片山 城
心根
海魚にも劣らない似鯉ならではの魅力を引き出す
鯉に似ているところから似鯉の名が付いているが、昔から多く生息していた琵琶湖では「まじか」と呼ばれている。琵琶湖産の稚鮎を全国へ放流するようになり、これに混じって似鯉の稚魚も全国へ拡散されたとされている。5月~7月がいわゆる産卵期であることから旬の時期とも。その味がすこぶる美味であることから一時はヒラメの代替魚として使用されていたこともある川魚。今回は二種の試作が発表された。
ひとつが「似鯉の和え造り」。血抜きした似鯉を三枚におろし腹骨を除く。皮目に塩をして炭火で焼き霜に。これを2㍉程度の厚みで、へぎ造りにし塩をあて山葵と和える。胡瓜の古漬け、茗荷、おろし生姜にすり胡麻と共に和え造りとする。

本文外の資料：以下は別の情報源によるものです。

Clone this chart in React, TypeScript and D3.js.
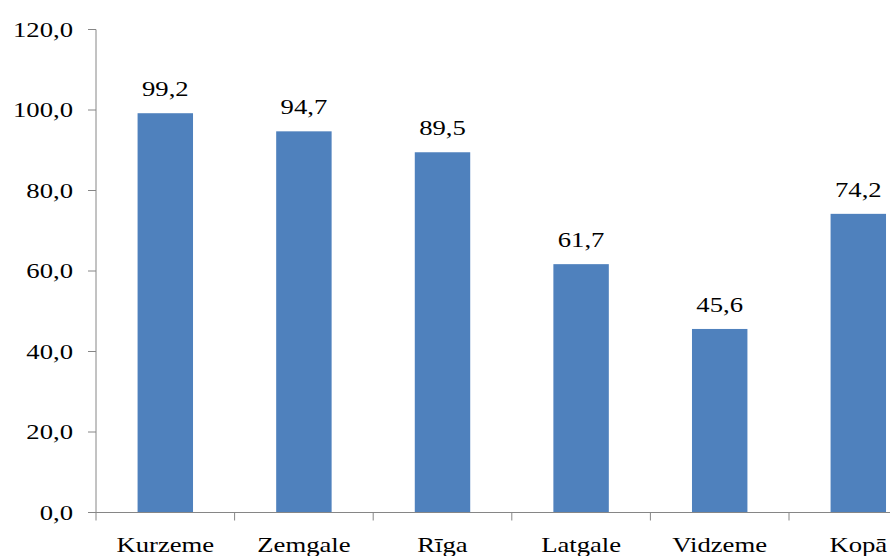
import React from "react";
import * as d3 from "d3";

const categories = ["Kurzeme", "Zemgale", "Rīga", "Latgale", "Vidzeme", "Kopā"];
const values = [99.2, 94.7, 89.5, 61.7, 45.6, 74.2];
const yTicks = [0, 20, 40, 60, 80, 100, 120];

const W = 890;
const H = 556;
const FONT = '"Liberation Serif", Tinos, "Times New Roman", Times, "DejaVu Serif", serif';
const FS = 21;
const SX = 1.27;
const fmt = (v: number) => v.toFixed(1).replace(".", ",");

const txtStyle: React.CSSProperties = { fontFamily: FONT, fontSize: FS, fill: "#000" };

export default function App() {
  const x0 = 96;
  const step = 138.6;
  const x = d3
    .scaleBand<string>()
    .domain(categories)
    .range([x0, x0 + step * categories.length])
    .paddingInner(0.6)
    .paddingOuter(0.3);
  const y = d3.scaleLinear().domain([0, 120]).range([512.5, 29.5]);
  const axisColor = "#868686";

  return (
    <svg
      width={W}
      height={H}
      style={{ position: "absolute", left: 0, top: 0, display: "block", background: "#fff" }}
    >
      {categories.map((c, i) => (
        <rect
          key={c}
          x={x(c)!}
          y={y(values[i])}
          width={x.bandwidth()}
          height={y(0) - y(values[i])}
          fill="#4F81BD"
        />
      ))}
      <line x1={x0} x2={x0} y1={y(120)} y2={y(0)} stroke={axisColor} strokeWidth={1} />
      {yTicks.map((t) => (
        <g key={t}>
          <line x1={x0 - 8} x2={x0} y1={y(t)} y2={y(t)} stroke={axisColor} strokeWidth={1} />
          <g transform={`translate(73,${y(t) + 7}) scale(${SX},1)`}>
            <text textAnchor="end" style={txtStyle}>
              {fmt(t)}
            </text>
          </g>
        </g>
      ))}
      <line x1={x0} x2={x0 + step * categories.length} y1={y(0)} y2={y(0)} stroke={axisColor} strokeWidth={1} />
      {d3.range(categories.length + 1).map((i) => (
        <line
          key={i}
          x1={x0 + i * x.step()}
          x2={x0 + i * x.step()}
          y1={y(0)}
          y2={y(0) + 8}
          stroke={axisColor}
          strokeWidth={1}
        />
      ))}
      {categories.map((c) => (
        <g key={c} transform={`translate(${x(c)! + x.bandwidth() / 2},552) scale(${SX},1)`}>
          <text textAnchor="middle" style={txtStyle}>
            {c}
          </text>
        </g>
      ))}
      {categories.map((c, i) => (
        <g key={c} transform={`translate(${x(c)! + x.bandwidth() / 2},${y(values[i]) - 17}) scale(${SX},1)`}>
          <text textAnchor="middle" style={txtStyle}>
            {fmt(values[i])}
          </text>
        </g>
      ))}
    </svg>
  );
}
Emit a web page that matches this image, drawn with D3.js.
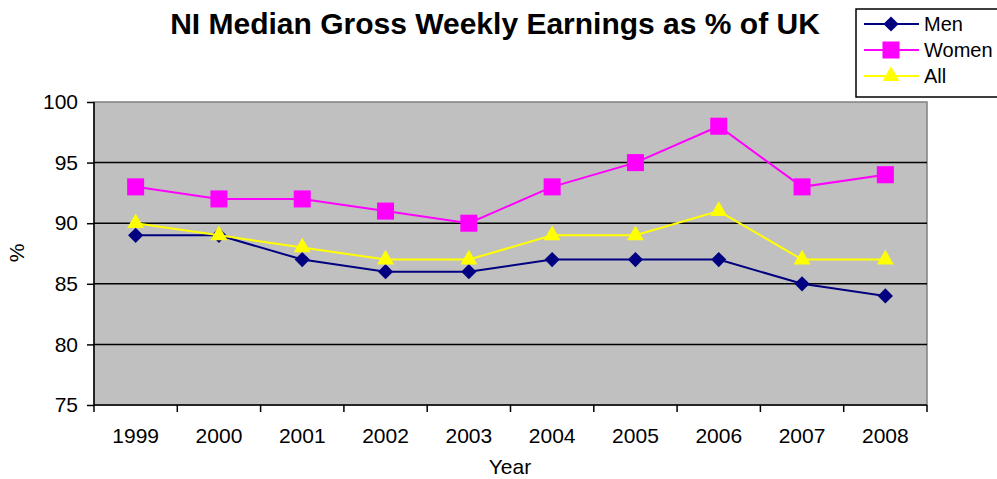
<!DOCTYPE html>
<html>
<head>
<meta charset="utf-8">
<script src="https://cdnjs.cloudflare.com/ajax/libs/d3/7.8.5/d3.min.js"></script>
<style>
  body { margin: 0; background: #fff; }
  text { font-family: "Liberation Sans", Arial, sans-serif; }
</style>
</head>
<body>
<script>
// chart data
let years = ["1999", "2000", "2001", "2002", "2003", "2004", "2005", "2006", "2007", "2008"];
let men = [89, 89, 87, 86, 86, 87, 87, 87, 85, 84];
let women = [93, 92, 92, 91, 90, 93, 95, 98, 93, 94];
let all = [90, 89, 88, 87, 87, 89, 89, 91, 87, 87];
let yTicks = [75, 80, 85, 90, 95, 100];

let width = 997, height = 479;
let plot = {left: 94, top: 102, right: 927, bottom: 405};

let svg = d3.select("body").append("svg")
    .attr("width", width)
    .attr("height", height);

let x = d3.scaleBand()
    .domain(years)
    .range([plot.left, plot.right]);

let y = d3.scaleLinear()
    .domain([75, 100])
    .range([plot.bottom, plot.top]);

// plot background
svg.append("rect")
    .attr("x", plot.left).attr("y", plot.top)
    .attr("width", plot.right - plot.left)
    .attr("height", plot.bottom - plot.top)
    .attr("fill", "#c0c0c0")
    .attr("stroke", "#808080")
    .attr("stroke-width", 1.5);

// gridlines
svg.selectAll(".grid")
    .data(yTicks.slice(1, -1))
    .enter().append("line")
    .attr("x1", plot.left).attr("x2", plot.right)
    .attr("y1", d => y(d)).attr("y2", d => y(d))
    .attr("stroke", "#000").attr("stroke-width", 1.5);

// y axis
let yAxis = svg.append("g")
    .attr("transform", "translate(" + plot.left + ",0)")
    .call(d3.axisLeft(y).tickValues(yTicks).tickSize(7).tickPadding(9));

// x axis (ticks on category boundaries)
let xAxis = svg.append("g")
    .attr("transform", "translate(0," + plot.bottom + ")")
    .call(d3.axisBottom(x).tickSize(0).tickPadding(23));

let bounds = years.map(d => x(d)).concat([plot.right]);
xAxis.selectAll(".bound")
    .data(bounds)
    .enter().append("line")
    .attr("x1", d => d).attr("x2", d => d)
    .attr("y1", 0).attr("y2", 7)
    .attr("stroke", "#000").attr("stroke-width", 1.5);

[yAxis, xAxis].forEach(g => {
    g.select(".domain").attr("stroke", "#000").attr("stroke-width", 1.5);
    g.selectAll(".tick line").attr("stroke", "#000").attr("stroke-width", 1.5);
    g.selectAll("text")
        .attr("font-family", "Liberation Sans, Arial, sans-serif")
        .attr("font-size", 21)
        .attr("fill", "#000");
});
yAxis.select(".domain").attr("d", "M0," + plot.top + "V" + plot.bottom);
xAxis.select(".domain").attr("d", "M" + plot.left + ",0H" + plot.right);

// series
let series = [
    {name: "Men", values: men, color: "#000080", shape: d3.symbolSquare, size: 115, rot: 45},
    {name: "Women", values: women, color: "#ff00ff", shape: d3.symbolSquare, size: 290, rot: 0},
    {name: "All", values: all, color: "#ffff00", shape: d3.symbolTriangle, size: 125, rot: 0}
];

let line = d3.line()
    .x((d, i) => x(years[i]) + x.bandwidth() / 2)
    .y(d => y(d));

series.forEach(s => {
    svg.append("path")
        .datum(s.values)
        .attr("fill", "none")
        .attr("stroke", s.color)
        .attr("stroke-width", 2)
        .attr("d", line);

    svg.selectAll(".m" + s.name)
        .data(s.values)
        .enter().append("path")
        .attr("transform", (d, i) => "translate(" + (x(years[i]) + x.bandwidth() / 2) + "," + y(d) + ") rotate(" + s.rot + ")")
        .attr("d", d3.symbol().type(s.shape).size(s.size))
        .attr("fill", s.color);
});

// title
svg.append("text")
    .attr("x", 495).attr("y", 34)
    .attr("text-anchor", "middle")
    .attr("font-size", 30)
    .attr("font-weight", "bold")
    .text("NI Median Gross Weekly Earnings as % of UK");

// axis titles
svg.append("text")
    .attr("x", 510).attr("y", 474)
    .attr("text-anchor", "middle")
    .attr("font-size", 21)
    .text("Year");

svg.append("text")
    .attr("transform", "translate(24,253) rotate(-90)")
    .attr("text-anchor", "middle")
    .attr("font-size", 21)
    .text("%");

// legend
let legend = svg.append("g");
legend.append("rect")
    .attr("x", 856).attr("y", 9)
    .attr("width", 150).attr("height", 88)
    .attr("fill", "#fff")
    .attr("stroke", "#000")
    .attr("stroke-width", 1.5);

series.forEach((s, i) => {
    let ly = 24 + i * 26;
    legend.append("line")
        .attr("x1", 864).attr("x2", 919)
        .attr("y1", ly).attr("y2", ly)
        .attr("stroke", s.color).attr("stroke-width", 2);
    legend.append("path")
        .attr("transform", "translate(891," + ly + ") rotate(" + s.rot + ")")
        .attr("d", d3.symbol().type(s.shape).size(s.size))
        .attr("fill", s.color);
    legend.append("text")
        .attr("x", 924).attr("y", ly + 7)
        .attr("font-size", 20)
        .text(s.name);
});
</script>
</body>
</html>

もうひとつは「似鯉おくら椀」。皮目を下に骨切りする。オクラは湯がいて冷水にとり種を除いておく。これを細かくたたく。昆布出汁に鮪節の出汁をひき、先ほどの下処理したオクラを入れ、似鯉を盛った椀に流し入れる。
総評
「初めて食する魚で、非常に興味深い味わいだった」「鱗まで米油で揚げているところに大阪的なものを感じた」などの評が寄せられていた。
運営委員からは「和え造りでは、各素材に要所ごとの工夫が感じられた。特に炭火を使った焼き霜は、まさに本来の焼き霜らしい素材の香りがあった。ただ、全体としてひとつの和え物とみるなら、もう少し塩味を効かせれば、さらに旨味があがったように感じた」とするアドバイスなども聞かれた。